Short problem = Please output the lines shown below exactly as they appear.

Available data =
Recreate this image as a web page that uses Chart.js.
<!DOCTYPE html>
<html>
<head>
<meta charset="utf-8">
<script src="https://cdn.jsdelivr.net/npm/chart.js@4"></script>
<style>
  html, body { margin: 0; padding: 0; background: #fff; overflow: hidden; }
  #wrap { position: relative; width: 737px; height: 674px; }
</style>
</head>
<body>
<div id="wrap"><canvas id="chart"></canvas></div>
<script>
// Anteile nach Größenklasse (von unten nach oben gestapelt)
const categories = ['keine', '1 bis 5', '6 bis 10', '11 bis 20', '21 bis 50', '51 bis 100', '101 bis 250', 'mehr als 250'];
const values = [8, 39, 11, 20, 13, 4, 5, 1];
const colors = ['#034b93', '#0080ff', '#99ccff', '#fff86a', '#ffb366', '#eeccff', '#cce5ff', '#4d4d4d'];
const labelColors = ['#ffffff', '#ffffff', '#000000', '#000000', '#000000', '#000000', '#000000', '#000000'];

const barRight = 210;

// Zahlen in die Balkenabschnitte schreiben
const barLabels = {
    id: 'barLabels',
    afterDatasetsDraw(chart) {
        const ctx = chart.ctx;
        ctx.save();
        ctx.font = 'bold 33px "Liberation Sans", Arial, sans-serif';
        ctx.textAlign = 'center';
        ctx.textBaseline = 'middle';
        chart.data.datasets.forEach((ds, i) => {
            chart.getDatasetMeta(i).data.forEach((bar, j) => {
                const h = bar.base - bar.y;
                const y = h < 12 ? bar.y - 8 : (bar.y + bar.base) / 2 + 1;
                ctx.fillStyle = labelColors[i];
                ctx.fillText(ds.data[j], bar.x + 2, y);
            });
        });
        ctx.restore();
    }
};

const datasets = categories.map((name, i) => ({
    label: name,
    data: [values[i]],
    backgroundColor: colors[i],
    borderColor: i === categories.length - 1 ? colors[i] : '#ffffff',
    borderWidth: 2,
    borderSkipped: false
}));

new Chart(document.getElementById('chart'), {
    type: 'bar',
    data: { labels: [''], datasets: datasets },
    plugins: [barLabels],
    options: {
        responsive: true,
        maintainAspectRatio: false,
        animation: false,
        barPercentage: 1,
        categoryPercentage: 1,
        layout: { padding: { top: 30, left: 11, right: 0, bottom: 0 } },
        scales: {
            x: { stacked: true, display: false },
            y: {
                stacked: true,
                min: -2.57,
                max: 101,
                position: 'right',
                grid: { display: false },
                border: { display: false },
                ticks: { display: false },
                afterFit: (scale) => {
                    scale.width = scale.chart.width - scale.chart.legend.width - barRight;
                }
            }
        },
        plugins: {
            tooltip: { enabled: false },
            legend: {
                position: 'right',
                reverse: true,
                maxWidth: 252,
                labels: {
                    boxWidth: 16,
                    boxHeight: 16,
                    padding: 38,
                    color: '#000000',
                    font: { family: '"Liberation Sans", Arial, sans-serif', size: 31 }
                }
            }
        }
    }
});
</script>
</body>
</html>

Answer below =
Recreate this image as a web page that uses Chart.js.
<!DOCTYPE html>
<html>
<head>
<meta charset="utf-8">
<script src="https://cdn.jsdelivr.net/npm/chart.js@4"></script>
<style>
  html, body { margin: 0; padding: 0; background: #fff; overflow: hidden; }
  #wrap { position: relative; width: 737px; height: 674px; }
</style>
</head>
<body>
<div id="wrap"><canvas id="chart"></canvas></div>
<script>
// Anteile nach Größenklasse (von unten nach oben gestapelt)
const categories = ['keine', '1 bis 5', '6 bis 10', '11 bis 20', '21 bis 50', '51 bis 100', '101 bis 250', 'mehr als 250'];
const values = [8, 39, 11, 20, 13, 4, 5, 1];
const colors = ['#034b93', '#0080ff', '#99ccff', '#fff86a', '#ffb366', '#eeccff', '#cce5ff', '#4d4d4d'];
const labelColors = ['#ffffff', '#ffffff', '#000000', '#000000', '#000000', '#000000', '#000000', '#000000'];

const barRight = 210;

// Zahlen in die Balkenabschnitte schreiben
const barLabels = {
    id: 'barLabels',
    afterDatasetsDraw(chart) {
        const ctx = chart.ctx;
        ctx.save();
        ctx.font = 'bold 33px "Liberation Sans", Arial, sans-serif';
        ctx.textAlign = 'center';
        ctx.textBaseline = 'middle';
        chart.data.datasets.forEach((ds, i) => {
            chart.getDatasetMeta(i).data.forEach((bar, j) => {
                const h = bar.base - bar.y;
                const y = h < 12 ? bar.y - 8 : (bar.y + bar.base) / 2 + 1;
                ctx.fillStyle = labelColors[i];
                ctx.fillText(ds.data[j], bar.x + 2, y);
            });
        });
        ctx.restore();
    }
};

const datasets = categories.map((name, i) => ({
    label: name,
    data: [values[i]],
    backgroundColor: colors[i],
    borderColor: i === categories.length - 1 ? colors[i] : '#ffffff',
    borderWidth: 2,
    borderSkipped: false
}));

new Chart(document.getElementById('chart'), {
    type: 'bar',
    data: { labels: [''], datasets: datasets },
    plugins: [barLabels],
    options: {
        responsive: true,
        maintainAspectRatio: false,
        animation: false,
        barPercentage: 1,
        categoryPercentage: 1,
        layout: { padding: { top: 30, left: 11, right: 0, bottom: 0 } },
        scales: {
            x: { stacked: true, display: false },
            y: {
                stacked: true,
                min: -2.57,
                max: 101,
                position: 'right',
                grid: { display: false },
                border: { display: false },
                ticks: { display: false },
                afterFit: (scale) => {
                    scale.width = scale.chart.width - scale.chart.legend.width - barRight;
                }
            }
        },
        plugins: {
            tooltip: { enabled: false },
            legend: {
                position: 'right',
                reverse: true,
                maxWidth: 252,
                labels: {
                    boxWidth: 16,
                    boxHeight: 16,
                    padding: 38,
                    color: '#000000',
                    font: { family: '"Liberation Sans", Arial, sans-serif', size: 31 }
                }
            }
        }
    }
});
</script>
</body>
</html>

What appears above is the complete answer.